Currently, I’m in Chile viewing the total solar eclipse visible from South America, and it makes me hark back to when I traveled to South Australia back in December 2002 to photograph a total eclipse there. At the time, I was photographing landscapes for my book Edge of the Earth, Corner of the Sky and I thought this would be an amazing opportunity. I’d seen many technically excellent photographs of total eclipses over the years, but quite honestly they all looked pretty much alike. My objective became capturing the eclipse in relation to the Earth.

The solar eclipse that occurred on December 4, 2002, was noteworthy when viewed in South Australia for a couple of reasons. First, the eclipse was unusually brief at 25 seconds. Also, it occurred less than 40 minutes before sunset, so the likelihood of an obscured view was greatly increased because clouds generally stack up along the horizon at that time of day. To maximize my chance of success, I decided to find the precise position from which to film the eclipse by experimenting exactly 24 hours before the eclipse. I also decided to try two cameras for two very different perspectives, so I used both a wide-angle and a 70–200mm lens, enabling me to take full advantage of the eclipse’s late hour by incorporating the landscape.

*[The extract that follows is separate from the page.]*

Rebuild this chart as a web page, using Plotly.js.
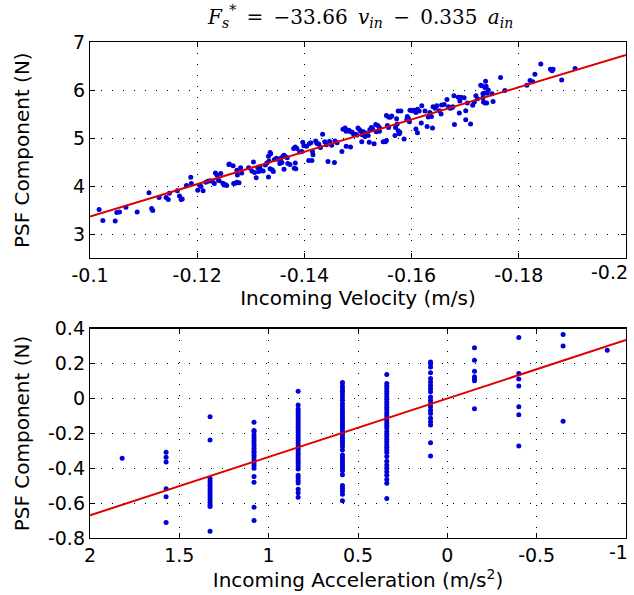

Most eclipses occur earlier in the day when the sun is much higher in the sky. For this book, I wanted to establish the connection of the eclipse with the Earth. I wanted the viewer to witness the eclipse as if they were standing there next to me under the gum trees. Since I could not determine exposure until totality began, I decided to use matrix metering on an automatic aperture priority setting. When totality began, I would simply engage the shutter using locking cable releases, hoping that the entire roll of film would run continuously through the camera. This would have happened had I not made one final decision: to auto-bracket my exposures. I discovered, too late, that the camera would not continuously advance while on the auto-bracket setting. After just three exposures, both cameras stopped advancing. By the time I figured out what was happening, totality ended. Fortunately, I did get proper exposures for both compositions. After the critical moment of the full eclipse, I continued to photograph as the eclipse continued, switching to other lenses and film.

To create these images I used two Canon cameras, an EOS-1N and an EOS-1N/RS, EF70-200mm and EF 16-35mm lenses, Fujichrome Provia 400 film, and a Gitzo tripods. For the images of the setting eclipse on the horizon, I used an EF500mm IS lens and Fujichrome Velvia film.